Recorded data
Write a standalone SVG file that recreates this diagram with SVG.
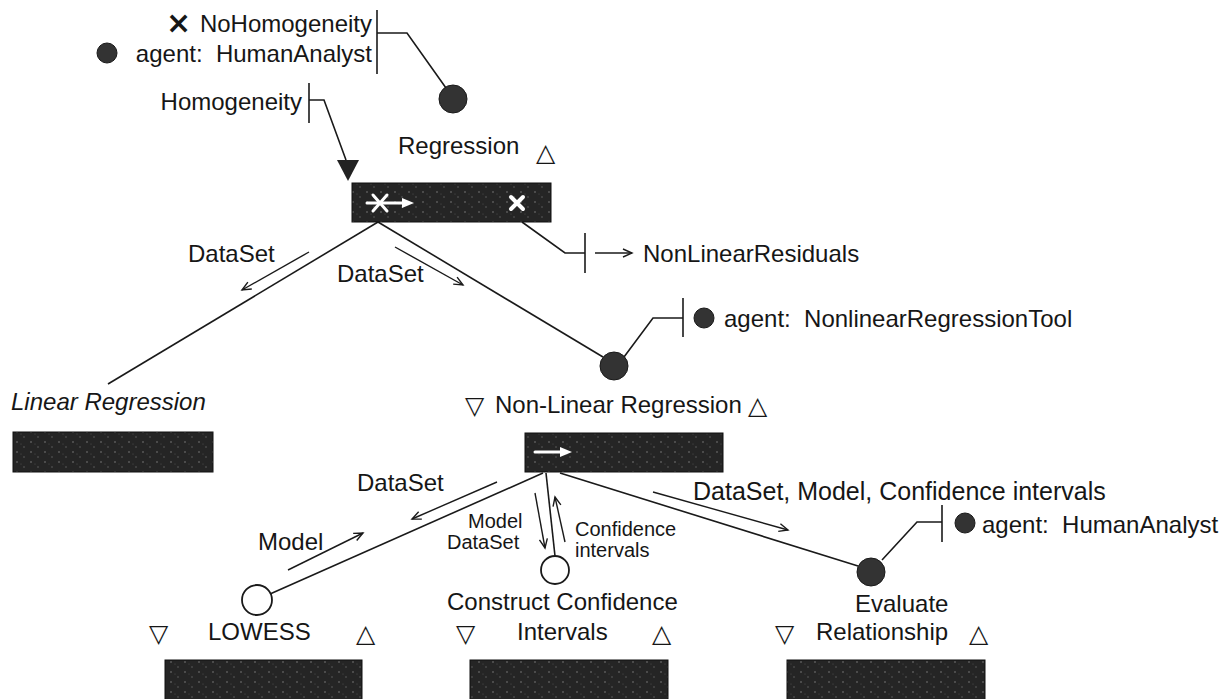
<svg xmlns="http://www.w3.org/2000/svg" width="1227" height="699" viewBox="0 0 1227 699">
<style>
.t{font-family:"Liberation Sans",Arial,sans-serif;font-size:24px;fill:#161616}
.s{font-size:20px}
.i{font-style:italic}
.sym{font-family:"DejaVu Sans",sans-serif;font-size:25px;fill:#161616}
.ln{fill:none;stroke:#1a1a1a;stroke-width:1.6}
.ar{fill:none;stroke:#1a1a1a;stroke-width:1.4;marker-end:url(#open)}
.blk{fill:url(#speck);stroke:#111;stroke-width:1}
.dot{fill:#333;stroke:#1a1a1a;stroke-width:1}
.hol{fill:#fff;stroke:#1a1a1a;stroke-width:1.8}
.wg{fill:none;stroke:#fff;stroke-width:3;stroke-linecap:round}
</style>
<defs>
<pattern id="speck" width="14" height="10" patternUnits="userSpaceOnUse">
<rect width="14" height="10" fill="#252525"/>
<circle cx="3" cy="2" r="0.8" fill="#7a7a7a"/>
<circle cx="10" cy="7" r="0.7" fill="#6a6a6a"/>
<circle cx="7" cy="4" r="0.5" fill="#555"/>
</pattern>
<marker id="open" markerWidth="12" markerHeight="10" refX="10" refY="5" orient="auto" markerUnits="userSpaceOnUse">
<path d="M1,1 L10,5 L1,9" fill="none" stroke="#1a1a1a" stroke-width="1.4"/>
</marker>
</defs>
<rect width="1227" height="699" fill="#fff"/>

<g id="connectors">
<path class="ln" d="M377,10 V74"/>
<path class="ln" d="M377,33 H407 L446,88"/>
<path class="ln" d="M309,83 V123"/>
<path class="ln" d="M309,100 H324 L346,160"/>
<polygon points="337,160 359,160 348,181" fill="#222"/>
<path class="ln" d="M378,222 L108,384"/>
<path class="ln" d="M378,222 L603,357"/>
<path class="ln" d="M522,222 L565,253 H585"/>
<path class="ln" d="M585,233 V273"/>
<path class="ar" d="M595,253 H632"/>
<path class="ar" d="M309,252 L242,290"/>
<path class="ar" d="M395,247 L463,285"/>
<path class="ln" d="M624,357 L653,318 H683"/>
<path class="ln" d="M683,298 V337"/>
<path class="ln" d="M543,473 L270,594"/>
<path class="ar" d="M497,482 L412,519"/>
<path class="ar" d="M288,570 L363,533"/>
<path class="ln" d="M546,473 L555,556"/>
<path class="ar" d="M535,493 L545,548"/>
<path class="ar" d="M565,542 L555,497"/>
<path class="ln" d="M560,473 L858,566"/>
<path class="ar" d="M653,492 L788,530"/>
<path class="ln" d="M882,560 L917,522 H942"/>
<path class="ln" d="M942,505 V542"/>
</g>

<g id="regression-annotations">
<text class="sym" x="166" y="33" style="font-size:30px;font-weight:bold">×</text>
<text class="t" x="372" y="32" text-anchor="end">NoHomogeneity</text>
<circle class="dot" cx="107" cy="53" r="10"/>
<text class="t" x="372" y="62" text-anchor="end">agent:&#160; HumanAnalyst</text>
<text class="t" x="302" y="110" text-anchor="end">Homogeneity</text>
<circle class="dot" cx="453" cy="99" r="14"/>
</g>

<g id="regression">
<text class="t" x="398" y="154">Regression</text>
<text class="sym" x="536" y="161">△</text>
<rect class="blk" x="352" y="183" width="199" height="39"/>
<path class="wg" d="M367,203 H404"/>
<path class="wg" d="M373,195 L387,211 M373,211 L387,195"/>
<path d="M402,198 L414,203 L402,208 Z" fill="#fff"/>
<path d="M511,197 L523,209 M511,209 L523,197" stroke="#fff" stroke-width="4" stroke-linecap="round"/>
</g>

<g id="nonlinear-residuals">
<text class="t" x="643" y="262">NonLinearResiduals</text>
</g>

<g id="linear-regression">
<text class="t i" x="11" y="410">Linear Regression</text>
<rect class="blk" x="13" y="432" width="200" height="40"/>
</g>

<g id="nonlinear-regression">
<circle class="dot" cx="614" cy="366" r="14"/>
<circle class="dot" cx="704" cy="318" r="10"/>
<text class="t" x="724" y="327">agent:&#160; NonlinearRegressionTool</text>
<text class="sym" x="465" y="414">▽</text>
<text class="t" x="495" y="413">Non-Linear Regression</text>
<text class="sym" x="748" y="414">△</text>
<rect class="blk" x="525" y="433" width="198" height="39"/>
<path class="wg" d="M535,452 H562"/>
<path d="M560,447 L572,452 L560,457 Z" fill="#fff"/>
</g>

<g id="flow-labels">
<text class="t" x="188" y="262">DataSet</text>
<text class="t" x="337" y="282">DataSet</text>
<text class="t" x="357" y="491">DataSet</text>
<text class="t" x="258" y="550">Model</text>
<text class="t s" x="468" y="528">Model</text>
<text class="t s" x="447" y="549">DataSet</text>
<text class="t s" x="575" y="536">Confidence</text>
<text class="t s" x="575" y="557">intervals</text>
<text class="t" x="693" y="500" style="font-size:25px">DataSet, Model, Confidence intervals</text>
</g>

<g id="lowess">
<circle class="hol" cx="257" cy="600" r="15"/>
<text class="sym" x="149" y="642">▽</text>
<text class="t" x="208" y="640">LOWESS</text>
<text class="sym" x="356" y="642">△</text>
<rect class="blk" x="165" y="660" width="197" height="45"/>
</g>

<g id="construct-confidence-intervals">
<circle class="hol" cx="555" cy="570" r="14"/>
<text class="t" x="447" y="610">Construct Confidence</text>
<text class="sym" x="456" y="642">▽</text>
<text class="t" x="517" y="640">Intervals</text>
<text class="sym" x="652" y="642">△</text>
<rect class="blk" x="470" y="660" width="198" height="45"/>
</g>

<g id="evaluate-relationship">
<circle class="dot" cx="871" cy="572" r="14"/>
<circle class="dot" cx="965" cy="523" r="10"/>
<text class="t" x="982" y="533">agent:&#160; HumanAnalyst</text>
<text class="t" x="855" y="612">Evaluate</text>
<text class="sym" x="775" y="642">▽</text>
<text class="t" x="816" y="640">Relationship</text>
<text class="sym" x="969" y="642">△</text>
<rect class="blk" x="787" y="660" width="198" height="45"/>
</g>
</svg>
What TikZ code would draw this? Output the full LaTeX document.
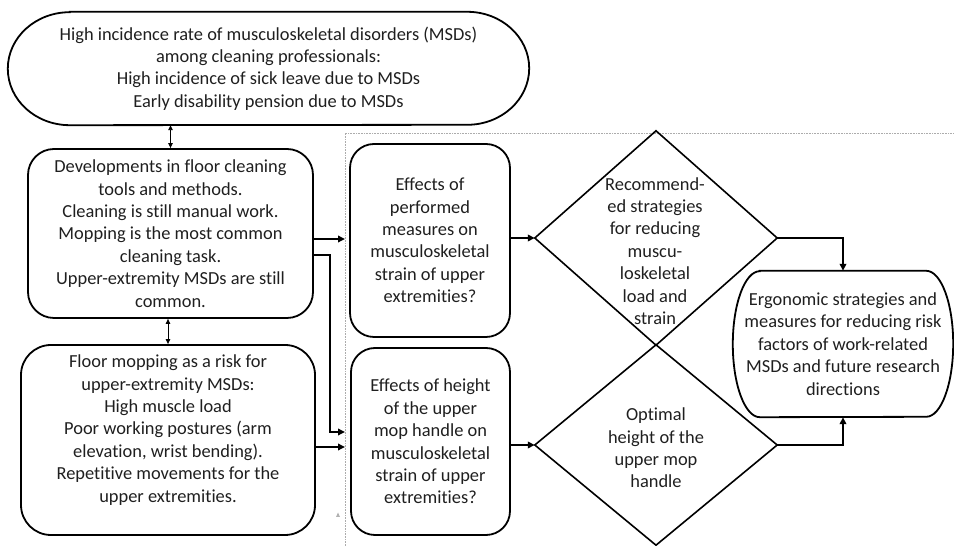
\documentclass[tikz,border=0pt]{standalone}
\usepackage{fontspec}
\setmainfont[Ligatures={NoCommon,NoRequired,NoContextual}]{Carlito}
\usetikzlibrary{arrows.meta,calc}

\begin{document}
\begin{tikzpicture}[x=1pt,y=1pt,
  txt/.style={align=center, font=\fontsize{18.4}{22.4}\selectfont, text=black!88, inner sep=0},
  holder/.style={txt, draw=none},
  rbox/.style={txt, draw, line width=1.8pt, rounded corners=26pt},
  outline/.style={draw, line width=1.8pt},
  dline/.style={draw, line width=1.6pt, line join=miter},
  conn/.style={line width=2pt, -{Triangle[length=7pt,width=6.5pt]}},
  dbl/.style={line width=0.9pt, {Triangle[length=5pt,width=4.5pt]}-{Triangle[length=5pt,width=4.5pt]}},
  frame/.style={draw=gray!65, line width=0.6pt, densely dotted}
]
\useasboundingbox (0,0) rectangle (954,546);

% dotted frame around the study part
\draw[frame] (345,0) -- (345,413) -- (954,413);
\fill[gray!60] (336,29) -- (340,29) -- (338,33.5) -- cycle;

% top: problem statement (rounded terminator)
\node[holder, minimum width=521pt, minimum height=113pt] (top) at (268.5,477.5)
  {High incidence rate of musculoskeletal disorders (MSDs)\\among cleaning professionals:\\High incidence of sick leave due to MSDs\\Early disability pension due to MSDs};
\draw[outline] ([xshift=62pt]top.north west) -- ([xshift=-62pt]top.north east)
  arc[start angle=90,end angle=-90,x radius=62pt,y radius=56.5pt]
  -- ([xshift=62pt]top.south west)
  arc[start angle=270,end angle=90,x radius=62pt,y radius=56.5pt] -- cycle;

% left column
\node[rbox, minimum width=285pt, minimum height=169pt] (b2) at (170.5,312.5)
  {Developments in floor cleaning\\tools and methods.\\Cleaning is still manual work.\\Mopping is the most common\\cleaning task.\\Upper-extremity MSDs are still\\common.};
\node[rbox, rounded corners=30pt, minimum width=294pt, minimum height=190pt] (b3) at (168,106) {};
\node[txt] (t3) at (168,116)
  {Floor mopping as a risk for\\upper-extremity MSDs:\\High muscle load\\Poor working postures (arm\\elevation, wrist bending).\\Repetitive movements for the\\upper extremities.};

\draw[dbl] (top.south -| b2.north) -- (b2.north);
\draw[dbl] (b3.north |- b2.south) -- (b3.north);

% research questions
\node[rbox, rounded corners=24pt, minimum width=160pt, minimum height=193pt] (b4) at (430,305.5)
  {Effects of\\performed\\measures on\\musculoskeletal\\strain of upper\\extremities?};
\node[rbox, rounded corners=24pt, minimum width=159pt, minimum height=187pt] (b5) at (430.5,104.5)
  {Effects of height\\of the upper\\mop handle on\\musculoskeletal\\strain of upper\\extremities?};

% decisions
\node[holder, minimum width=242pt, minimum height=214pt] (d1) at (656,308) {};
\draw[dline] (d1.west) -- (d1.north) -- (d1.east) -- (d1.south) -- cycle;
\node[txt] (t5) at (655,295)
  {Recommend-\\ed strategies\\for reducing\\muscu-\\loskeletal\\load and\\strain};
\node[holder, minimum width=242pt, minimum height=200pt] (d2) at (656,101) {};
\draw[dline] (d2.west) -- (d2.north) -- (d2.east) -- (d2.south) -- cycle;
\node[txt] (t6) at (656,98)
  {Optimal\\height of the\\upper mop\\handle};

% outcome
\node[holder, minimum width=220pt, minimum height=146pt] (f) at (843,202)
  {Ergonomic strategies and\\measures for reducing risk\\factors of work-related\\MSDs and future research\\directions};
\draw[outline] ([xshift=27pt]f.north west) -- ([xshift=-27pt]f.north east)
  arc[start angle=90,end angle=-90,x radius=27pt,y radius=73pt]
  -- ([xshift=27pt]f.south west)
  arc[start angle=270,end angle=90,x radius=27pt,y radius=73pt] -- cycle;

% connectors
\coordinate (e1) at (345,307);
\coordinate (e2) at (345,114);
\coordinate (e3) at (345,99);
\draw[conn] (b2.east |- e1) -- (e1);
\draw[conn] (b2.east |- 0,291) -| (330,114) -- (e2);
\draw[conn] (b3.east |- e3) -- (e3);
\draw[conn] (b4.east |- d1.west) -- (d1.west);
\draw[conn] (b5.east |- d2.west) -- (d2.west);
\draw[conn] (d1.east) -| (f.north);
\draw[conn] (d2.east) -| (f.south);
\end{tikzpicture}
\end{document}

Set problem
Reply with the number of lines in the material above that contain "this", and nothing more.

Response to the task
2